======== Raw records
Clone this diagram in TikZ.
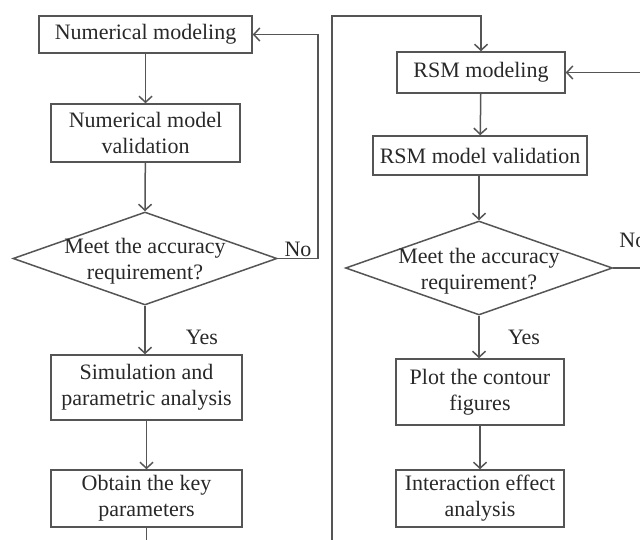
\documentclass[tikz,border=0pt]{standalone}
\usepackage{fontspec}
\setmainfont{Liberation Serif}
\usepackage{xcolor}
\usepackage{tikz}
\usetikzlibrary{shapes.geometric,arrows.meta,positioning}
\definecolor{linegray}{RGB}{85, 85, 85}
\definecolor{textgray}{RGB}{40, 40, 40}

\begin{document}
\begin{tikzpicture}[x=0.5pt, y=-0.5pt,
    every node/.style={font=\fontsize{11}{13}\selectfont, text=textgray},
    procbox/.style={draw=linegray, line width=0.75pt, align=center, inner sep=0pt},
    decide/.style={diamond, draw=linegray, line width=0.75pt, inner sep=0pt},
    flow/.style={draw=linegray, line width=0.75pt, -{Straight Barb[length=3pt, width=6.5pt]}},
    plain/.style={draw=linegray, line width=0.75pt}]
    \useasboundingbox (0,0) rectangle (640,539);
    \clip (0,0) rectangle (640,539);

    % Left column
    \node[procbox, minimum width=106.5pt, minimum height=18.5pt] (nummod) at (145.5,34.5) {Numerical modeling};
    \node[procbox, minimum width=94.5pt, minimum height=29pt] (numval) at (145.5,133) {Numerical model\\validation};
    \node[decide, minimum width=132pt, minimum height=46.5pt,
          label={[align=center, yshift=-1.5pt]center:{Meet the accuracy\\requirement?}}] (chk1) at (145,258.5) {};
    \node[procbox, minimum width=95.5pt, minimum height=32.5pt] (sim) at (146.5,387.5) {Simulation and\\parametric analysis};
    \node[procbox, minimum width=95.5pt, minimum height=28.5pt] (keypar) at (146.5,498.5) {Obtain the key\\parameters};

    % Right column
    \node[procbox, minimum width=84pt, minimum height=20.5pt] (rsmmod) at (481,72.5) {RSM modeling};
    \node[procbox, minimum width=107pt, minimum height=19.5pt] (rsmval) at (480,155.5) {RSM model validation};
    \node[decide, minimum width=133.5pt, minimum height=47pt,
          label={[align=center, yshift=-1.5pt]center:{Meet the accuracy\\requirement?}}] (chk2) at (479,268) {};
    \node[procbox, minimum width=84pt, minimum height=33pt] (plot) at (480,392) {Plot the contour\\figures};
    \node[procbox, minimum width=84pt, minimum height=28.5pt] (inter) at (480,498.5) {Interaction effect\\analysis};

    % Bends and loose ends
    \coordinate (nobend) at (318,34.5);
    \coordinate (lowend) at (332,560);
    \coordinate (topbend) at (332,16);
    \coordinate (farright) at (660,268);
    \coordinate (keyend) at (146.5,560);

    % Connectors
    \draw[flow] (nummod) -- (numval);
    \draw[flow] (numval) -- (chk1.north);
    \draw[flow] (chk1.east) -| (nobend) -- (nummod.east);
    \draw[flow] (chk1.south) -- (chk1.south |- sim.north);
    \draw[flow] (sim) -- (keypar);
    \draw[plain] (keypar.south) -- (keyend);
    \draw[flow] (lowend) -- (topbend) -| (rsmmod.north);
    \draw[flow] (rsmmod) -- (rsmval);
    \draw[flow] (rsmval.south -| chk2.north) -- (chk2.north);
    \draw[flow] (chk2.south) -- (chk2.south |- plot.north);
    \draw[flow] (plot) -- (inter);
    \draw[flow] (chk2.east) -- (farright) |- (rsmmod.east);

    % Branch labels
    \node (no1) at (298,249) {No};
    \node[anchor=west, inner sep=0pt] (no2) at (619,240) {No};
    \node (yes1) at (202,337) {Yes};
    \node (yes2) at (524,337) {Yes};
\end{tikzpicture}
\end{document}
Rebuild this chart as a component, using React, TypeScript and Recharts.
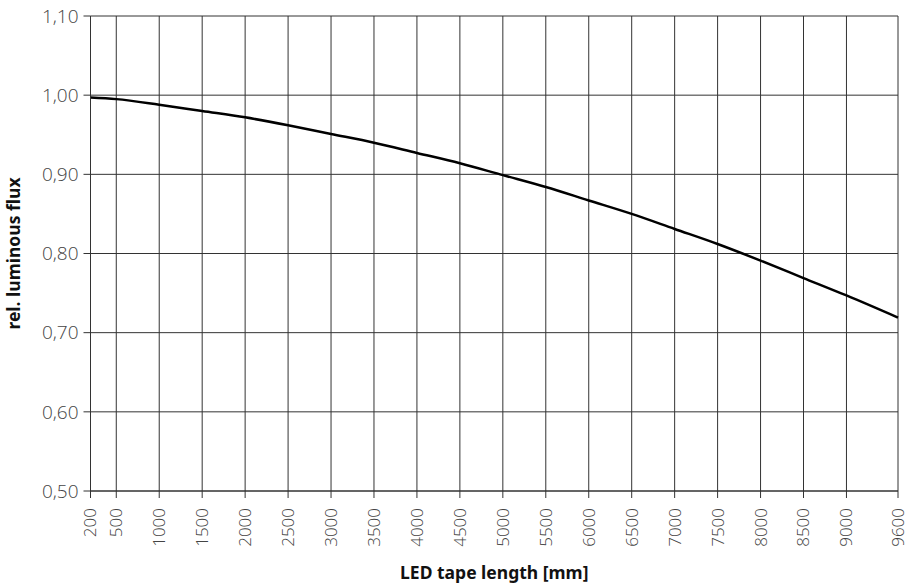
import { LineChart, Line, XAxis, YAxis, CartesianGrid, Label } from 'recharts'

const lengths = [200, 500, 1000, 1500, 2000, 2500, 3000, 3500, 4000, 4500, 5000, 5500, 6000, 6500, 7000, 7500, 8000, 8500, 9000, 9600]
const flux = [0.997, 0.995, 0.988, 0.98, 0.972, 0.962, 0.951, 0.94, 0.927, 0.914, 0.899, 0.884, 0.867, 0.85, 0.831, 0.812, 0.791, 0.769, 0.747, 0.719]
const xTicks = [200, 500, 1000, 1500, 2000, 2500, 3000, 3500, 4000, 4500, 5000, 5500, 6000, 6500, 7000, 7500, 8000, 8500, 9000, 9600]
const yTicks = [0.5, 0.6, 0.7, 0.8, 0.9, 1.0, 1.1]

const data = lengths.map((len, i) => ({ len, flux: flux[i] }))

const font = '"Noto Sans", sans-serif'
const tickFont = '"Open Sans", "Noto Sans", sans-serif'

function XTick({ x, y, payload }: any) {
  return (
    <g transform={`translate(${x},${y})`}>
      <text
        transform="rotate(-90)"
        x={-8}
        y={0}
        dy="0.35em"
        textAnchor="end"
        fill="#444"
        fontSize={17}
        fontWeight={300}
        fontFamily={tickFont}
      >
        {payload.value}
      </text>
    </g>
  )
}

export default function App() {
  return (
    <div style={{ position: 'absolute', left: 0, top: 0, background: '#fff' }}>
      <LineChart width={907} height={585} data={data} margin={{ top: 16, right: 9, bottom: 0, left: 0 }}>
        <CartesianGrid stroke="#333" strokeWidth={1} />
        <XAxis
          dataKey="len"
          type="number"
          domain={[200, 9600]}
          ticks={xTicks}
          interval={0}
          height={94}
          stroke="#333"
          tickSize={7}
          tick={<XTick />}
        >
          <Label
            value="LED tape length [mm]"
            position="insideBottom"
            offset={6}
            style={{ fontFamily: font, fontWeight: 700, fontSize: 17.5, fill: '#111' }}
          />
        </XAxis>
        <YAxis
          type="number"
          domain={[0.5, 1.1]}
          ticks={yTicks}
          interval={0}
          width={90.5}
          stroke="#333"
          tickSize={7}
          tickMargin={5}
          tickFormatter={(v: number) => v.toFixed(2).replace('.', ',')}
          tick={{ fontSize: 19, fill: '#444', fontFamily: tickFont, fontWeight: 300 }}
        >
          <Label
            value="rel. luminous flux"
            angle={-90}
            position="insideLeft"
            offset={14}
            style={{ fontFamily: font, fontWeight: 700, fontSize: 17.5, fill: '#111', textAnchor: 'middle' }}
          />
        </YAxis>
        <Line
          type="monotone"
          dataKey="flux"
          stroke="#000"
          strokeWidth={2.5}
          dot={false}
          isAnimationActive={false}
        />
      </LineChart>
    </div>
  )
}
================
### What this task involves
Make an exact copy of the data above, pictures excluded.

### Exercise result
Clone this diagram in TikZ.
\documentclass[tikz,border=0pt]{standalone}
\usepackage{fontspec}
\setmainfont{Liberation Serif}
\usepackage{xcolor}
\usepackage{tikz}
\usetikzlibrary{shapes.geometric,arrows.meta,positioning}
\definecolor{linegray}{RGB}{85, 85, 85}
\definecolor{textgray}{RGB}{40, 40, 40}

\begin{document}
\begin{tikzpicture}[x=0.5pt, y=-0.5pt,
    every node/.style={font=\fontsize{11}{13}\selectfont, text=textgray},
    procbox/.style={draw=linegray, line width=0.75pt, align=center, inner sep=0pt},
    decide/.style={diamond, draw=linegray, line width=0.75pt, inner sep=0pt},
    flow/.style={draw=linegray, line width=0.75pt, -{Straight Barb[length=3pt, width=6.5pt]}},
    plain/.style={draw=linegray, line width=0.75pt}]
    \useasboundingbox (0,0) rectangle (640,539);
    \clip (0,0) rectangle (640,539);

    % Left column
    \node[procbox, minimum width=106.5pt, minimum height=18.5pt] (nummod) at (145.5,34.5) {Numerical modeling};
    \node[procbox, minimum width=94.5pt, minimum height=29pt] (numval) at (145.5,133) {Numerical model\\validation};
    \node[decide, minimum width=132pt, minimum height=46.5pt,
          label={[align=center, yshift=-1.5pt]center:{Meet the accuracy\\requirement?}}] (chk1) at (145,258.5) {};
    \node[procbox, minimum width=95.5pt, minimum height=32.5pt] (sim) at (146.5,387.5) {Simulation and\\parametric analysis};
    \node[procbox, minimum width=95.5pt, minimum height=28.5pt] (keypar) at (146.5,498.5) {Obtain the key\\parameters};

    % Right column
    \node[procbox, minimum width=84pt, minimum height=20.5pt] (rsmmod) at (481,72.5) {RSM modeling};
    \node[procbox, minimum width=107pt, minimum height=19.5pt] (rsmval) at (480,155.5) {RSM model validation};
    \node[decide, minimum width=133.5pt, minimum height=47pt,
          label={[align=center, yshift=-1.5pt]center:{Meet the accuracy\\requirement?}}] (chk2) at (479,268) {};
    \node[procbox, minimum width=84pt, minimum height=33pt] (plot) at (480,392) {Plot the contour\\figures};
    \node[procbox, minimum width=84pt, minimum height=28.5pt] (inter) at (480,498.5) {Interaction effect\\analysis};

    % Bends and loose ends
    \coordinate (nobend) at (318,34.5);
    \coordinate (lowend) at (332,560);
    \coordinate (topbend) at (332,16);
    \coordinate (farright) at (660,268);
    \coordinate (keyend) at (146.5,560);

    % Connectors
    \draw[flow] (nummod) -- (numval);
    \draw[flow] (numval) -- (chk1.north);
    \draw[flow] (chk1.east) -| (nobend) -- (nummod.east);
    \draw[flow] (chk1.south) -- (chk1.south |- sim.north);
    \draw[flow] (sim) -- (keypar);
    \draw[plain] (keypar.south) -- (keyend);
    \draw[flow] (lowend) -- (topbend) -| (rsmmod.north);
    \draw[flow] (rsmmod) -- (rsmval);
    \draw[flow] (rsmval.south -| chk2.north) -- (chk2.north);
    \draw[flow] (chk2.south) -- (chk2.south |- plot.north);
    \draw[flow] (plot) -- (inter);
    \draw[flow] (chk2.east) -- (farright) |- (rsmmod.east);

    % Branch labels
    \node (no1) at (298,249) {No};
    \node[anchor=west, inner sep=0pt] (no2) at (619,240) {No};
    \node (yes1) at (202,337) {Yes};
    \node (yes2) at (524,337) {Yes};
\end{tikzpicture}
\end{document}
Rebuild this chart as a component, using React, TypeScript and Recharts.
import { LineChart, Line, XAxis, YAxis, CartesianGrid, Label } from 'recharts'

const lengths = [200, 500, 1000, 1500, 2000, 2500, 3000, 3500, 4000, 4500, 5000, 5500, 6000, 6500, 7000, 7500, 8000, 8500, 9000, 9600]
const flux = [0.997, 0.995, 0.988, 0.98, 0.972, 0.962, 0.951, 0.94, 0.927, 0.914, 0.899, 0.884, 0.867, 0.85, 0.831, 0.812, 0.791, 0.769, 0.747, 0.719]
const xTicks = [200, 500, 1000, 1500, 2000, 2500, 3000, 3500, 4000, 4500, 5000, 5500, 6000, 6500, 7000, 7500, 8000, 8500, 9000, 9600]
const yTicks = [0.5, 0.6, 0.7, 0.8, 0.9, 1.0, 1.1]

const data = lengths.map((len, i) => ({ len, flux: flux[i] }))

const font = '"Noto Sans", sans-serif'
const tickFont = '"Open Sans", "Noto Sans", sans-serif'

function XTick({ x, y, payload }: any) {
  return (
    <g transform={`translate(${x},${y})`}>
      <text
        transform="rotate(-90)"
        x={-8}
        y={0}
        dy="0.35em"
        textAnchor="end"
        fill="#444"
        fontSize={17}
        fontWeight={300}
        fontFamily={tickFont}
      >
        {payload.value}
      </text>
    </g>
  )
}

export default function App() {
  return (
    <div style={{ position: 'absolute', left: 0, top: 0, background: '#fff' }}>
      <LineChart width={907} height={585} data={data} margin={{ top: 16, right: 9, bottom: 0, left: 0 }}>
        <CartesianGrid stroke="#333" strokeWidth={1} />
        <XAxis
          dataKey="len"
          type="number"
          domain={[200, 9600]}
          ticks={xTicks}
          interval={0}
          height={94}
          stroke="#333"
          tickSize={7}
          tick={<XTick />}
        >
          <Label
            value="LED tape length [mm]"
            position="insideBottom"
            offset={6}
            style={{ fontFamily: font, fontWeight: 700, fontSize: 17.5, fill: '#111' }}
          />
        </XAxis>
        <YAxis
          type="number"
          domain={[0.5, 1.1]}
          ticks={yTicks}
          interval={0}
          width={90.5}
          stroke="#333"
          tickSize={7}
          tickMargin={5}
          tickFormatter={(v: number) => v.toFixed(2).replace('.', ',')}
          tick={{ fontSize: 19, fill: '#444', fontFamily: tickFont, fontWeight: 300 }}
        >
          <Label
            value="rel. luminous flux"
            angle={-90}
            position="insideLeft"
            offset={14}
            style={{ fontFamily: font, fontWeight: 700, fontSize: 17.5, fill: '#111', textAnchor: 'middle' }}
          />
        </YAxis>
        <Line
          type="monotone"
          dataKey="flux"
          stroke="#000"
          strokeWidth={2.5}
          dot={false}
          isAnimationActive={false}
        />
      </LineChart>
    </div>
  )
}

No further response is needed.